Das Archiv der KZ-Gedenkstätte Neuengamme umfasst sowohl originales Schriftgut aus der Lagerregistratur (Totenbücher) als auch Duplikate andernorts verwahrter Dokumente, Bestände aus Nachlässen, Erinnerungs-Berichte und Interviews. Die Computer-Datenbanken des Archivs enthalten zudem Daten von fast der Hälfte der über 100.000 Häftlinge des KZ und seiner Außenlager.

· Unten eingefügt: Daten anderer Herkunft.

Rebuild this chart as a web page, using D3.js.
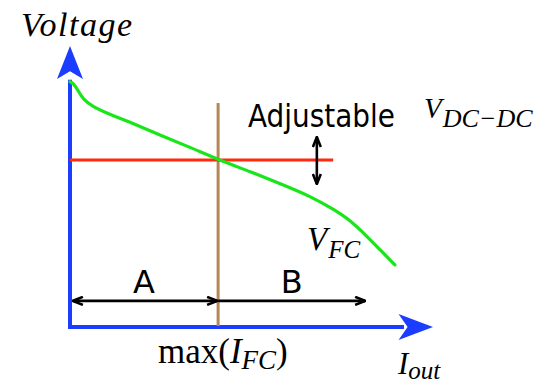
<!DOCTYPE html>
<html>
<head>
<meta charset="utf-8">
<script src="https://cdn.jsdelivr.net/npm/d3@7"></script>
<style>
  html, body { margin: 0; padding: 0; background: #fff; }
  svg { display: block; }
</style>
</head>
<body>
<script>
// Fuel-cell polarization curve (output current vs voltage), arbitrary units 0..100
const fcCurrent = [0, 1.0, 2.2, 3.6, 6.3, 11.0, 15.6, 24.8, 33.9, 40.8, 49.6, 58.7, 66.1, 72.5, 77.1, 81.7, 85.4, 89.5];
const fcVoltage = [87.3, 86.6, 84.2, 81.0, 78.4, 75.6, 73.4, 68.3, 63.5, 59.6, 55.3, 50.6, 46.6, 42.0, 38.1, 32.4, 27.5, 22.1];

// Adjustable DC-DC output voltage level and the range it spans
const vDcDc = 59.4;
const vDcDcEnd = 72.5;
const adjustX = 68.0;
const adjustRange = [50.9, 67.6];

// Maximum fuel-cell current, splitting regions A and B
const maxIfc = 40.8;
const maxIfcTop = 79.7;
const regionY = 9.3;
const regionBEnd = 81.3;
const regionLabels = ["A", "B"];

const W = 547, H = 383;
const svg = d3.select("body").append("svg").attr("width", W).attr("height", H);

const x = d3.scaleLinear().domain([0, 100]).range([70, 433]);
const y = d3.scaleLinear().domain([0, 100]).range([327, 46]);

const blue = "#1a3dff", green = "#19e619", red = "#ff2a0d", brown = "#b58656";

// Open chevron arrowheads for the dimension arrows
const defs = svg.append("defs");
defs.append("marker")
  .attr("id", "arr")
  .attr("viewBox", "0 0 12 10")
  .attr("refX", 11).attr("refY", 5)
  .attr("markerWidth", 12).attr("markerHeight", 10)
  .attr("markerUnits", "userSpaceOnUse")
  .attr("orient", "auto-start-reverse")
  .append("path")
  .attr("d", "M1,1 L11,5 L1,9")
  .attr("fill", "none").attr("stroke", "#000")
  .attr("stroke-width", 2.6).attr("stroke-linejoin", "miter");

// Axes with big blue arrowheads
const axisG = svg.append("g");
axisG.append("line")
  .attr("x1", x(0)).attr("y1", y(0)).attr("x2", x(0)).attr("y2", y(88))
  .attr("stroke", blue).attr("stroke-width", 4);
axisG.append("line")
  .attr("x1", x(0) - 2).attr("y1", y(0)).attr("x2", x(92)).attr("y2", y(0))
  .attr("stroke", blue).attr("stroke-width", 4);
axisG.append("path")
  .attr("d", `M${x(0)},${y(100)} L${x(0) + 13},${y(88.3)} L${x(0)},${y(91)} L${x(0) - 13},${y(88.3)} Z`)
  .attr("fill", blue);
axisG.append("path")
  .attr("d", `M${x(100)},${y(0)} L${x(90.5)},${y(0) - 13} L${x(93)},${y(0)} L${x(90.5)},${y(0) + 13} Z`)
  .attr("fill", blue);

// Max fuel-cell current marker
svg.append("line")
  .attr("x1", x(maxIfc)).attr("x2", x(maxIfc))
  .attr("y1", y(maxIfcTop)).attr("y2", y(0) - 1)
  .attr("stroke", brown).attr("stroke-width", 3);

// DC-DC voltage level
svg.append("line")
  .attr("x1", x(0)).attr("x2", x(vDcDcEnd))
  .attr("y1", y(vDcDc)).attr("y2", y(vDcDc))
  .attr("stroke", red).attr("stroke-width", 3);

// Fuel-cell voltage curve (smoothed through the sampled points)
const pts = fcCurrent.map((c, i) => [c, fcVoltage[i]]);
svg.append("path")
  .datum(pts)
  .attr("d", d3.line().x(d => x(d[0])).y(d => y(d[1])).curve(d3.curveBasis))
  .attr("fill", "none").attr("stroke", green).attr("stroke-width", 3.2)
  .attr("stroke-linecap", "round").attr("stroke-linejoin", "round");

// Adjustable double arrow
svg.append("line")
  .attr("x1", x(adjustX)).attr("x2", x(adjustX))
  .attr("y1", y(adjustRange[0])).attr("y2", y(adjustRange[1]))
  .attr("stroke", "#000").attr("stroke-width", 2.6)
  .attr("marker-start", "url(#arr)").attr("marker-end", "url(#arr)");

// Region A and B arrows
svg.append("line")
  .attr("x1", x(0.8)).attr("x2", x(maxIfc) - 1)
  .attr("y1", y(regionY)).attr("y2", y(regionY))
  .attr("stroke", "#000").attr("stroke-width", 2.6)
  .attr("marker-start", "url(#arr)").attr("marker-end", "url(#arr)");
svg.append("line")
  .attr("x1", x(maxIfc)).attr("x2", x(regionBEnd))
  .attr("y1", y(regionY)).attr("y2", y(regionY))
  .attr("stroke", "#000").attr("stroke-width", 2.6)
  .attr("marker-end", "url(#arr)");

const serif = "'Liberation Serif', 'Times New Roman', serif";
const sans = "'DejaVu Sans', Verdana, sans-serif";

// Region labels
[[(0 + maxIfc) / 2, regionLabels[0]], [(maxIfc + regionBEnd) / 2, regionLabels[1]]].forEach(([cx, t]) => {
  svg.append("text")
    .attr("x", x(cx)).attr("y", 293)
    .attr("text-anchor", "middle")
    .attr("font-family", sans).attr("font-size", 32)
    .attr("fill", "#000")
    .text(t);
});

// Axis titles
svg.append("text")
  .attr("x", 21).attr("y", 36)
  .attr("font-family", serif).attr("font-style", "italic").attr("font-size", 34)
  .attr("textLength", 111).attr("lengthAdjust", "spacing")
  .text("Voltage");

const iout = svg.append("text")
  .attr("x", 398).attr("y", 374)
  .attr("font-family", serif).attr("font-style", "italic").attr("font-size", 31);
iout.append("tspan").text("I");
iout.append("tspan").attr("font-size", 25).attr("dy", 5).attr("dx", 0).text("out");

// max(I_FC) under the marker
const mx = svg.append("text")
  .attr("x", 158).attr("y", 363)
  .attr("font-family", serif).attr("font-size", 35);
mx.append("tspan").text("max(");
mx.append("tspan").attr("font-style", "italic").text("I");
mx.append("tspan").attr("font-style", "italic").attr("font-size", 27).attr("dy", 6).text("FC");
mx.append("tspan").attr("dy", -6).text(")");

// Adjustable V_DC-DC
svg.append("text")
  .attr("x", 248).attr("y", 127)
  .attr("font-family", sans).attr("font-size", 32)
  .attr("textLength", 147).attr("lengthAdjust", "spacingAndGlyphs")
  .text("Adjustable");
const vdc = svg.append("text")
  .attr("x", 424).attr("y", 118)
  .attr("font-family", serif).attr("font-style", "italic").attr("font-size", 29);
vdc.append("tspan").text("V");
vdc.append("tspan").attr("font-size", 26).attr("dy", 9).attr("dx", 1).text("DC\u2212DC");

// V_FC label by the curve
const vfc = svg.append("text")
  .attr("x", 307).attr("y", 250)
  .attr("font-family", serif).attr("font-style", "italic").attr("font-size", 33);
vfc.append("tspan").text("V");
vfc.append("tspan").attr("font-size", 25).attr("dy", 8).attr("dx", 1).text("FC");
</script>
</body>
</html>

Offenes Online-Archiv der KZ-Gedenkstätte Neuengamme: http://www.offenes-archiv.de/de/startseite.xml

Online Zugriff auf das Totenverzeichnis des KZ-Neuengamme: https://www.kz-gedenkstaette-neuengamme.de/geschichte/totenbuch/die-toten-1940-1945/

Online-Suche in den Arolsen Archives. Screenshot: Raja Nicolaisen

Die Arolsen Archives haben es sich seit Jahrzehnten zur zentralen Aufgabe gemacht, Schicksale aus der Zeit des Nationalsozialismus zu klären und Vermisste zu suchen. Jährlich werden rund 20.000 Anfragen zu NS-Verfolgten beantwortet. Gleichzeitig bietet das umfangreiche Online-Archiv ein Angebot für Forschung und Bildung. Es ist das umfangreichste Archiv über NS-Verfolgte und steht allen, die Interesse haben, bei ihrer Recherche zur Verfügung.

Online-Archiv der Arolsen Archives: https://arolsen-archives.org/suchen-erkunden/suche-online-archiv/


Quellen und Literatur

Arolsen Archives: Über uns, online unter: https://arolsen-archives.org/ueber-uns/ (18.01.2021, 14:23)

Buggeln, Marc: Arbeit & Gewalt. Das Außenlagersystem des KZ Neuengamme, Göttingen 2009.

Ellger, Hans: Zwangsarbeit und weibliche Überlebensstrategien, Berlin 2007.

Kaienburg, Hermann: Das Konzentrationslager Neuengamme 1938-1945 [Dietz-Taschenbuch 76], Bonn 1997.

KZ Gedenkstätte Neuengamme: Archiv, online unter: https://www.kz-gedenkstaette-neuengamme.de/forschung/archiv/ (18.01.2021, 14:25)

Wrochem, Oliver von / Jockheck, Lars (Hg.): Das KZ Neuengamme und seine Außenlager: Geschichte, Nachgeschichte, Erinnerung, Bildung [Neuengammer Kolloquien 1], Konferenzschrift, Hamburg 2009.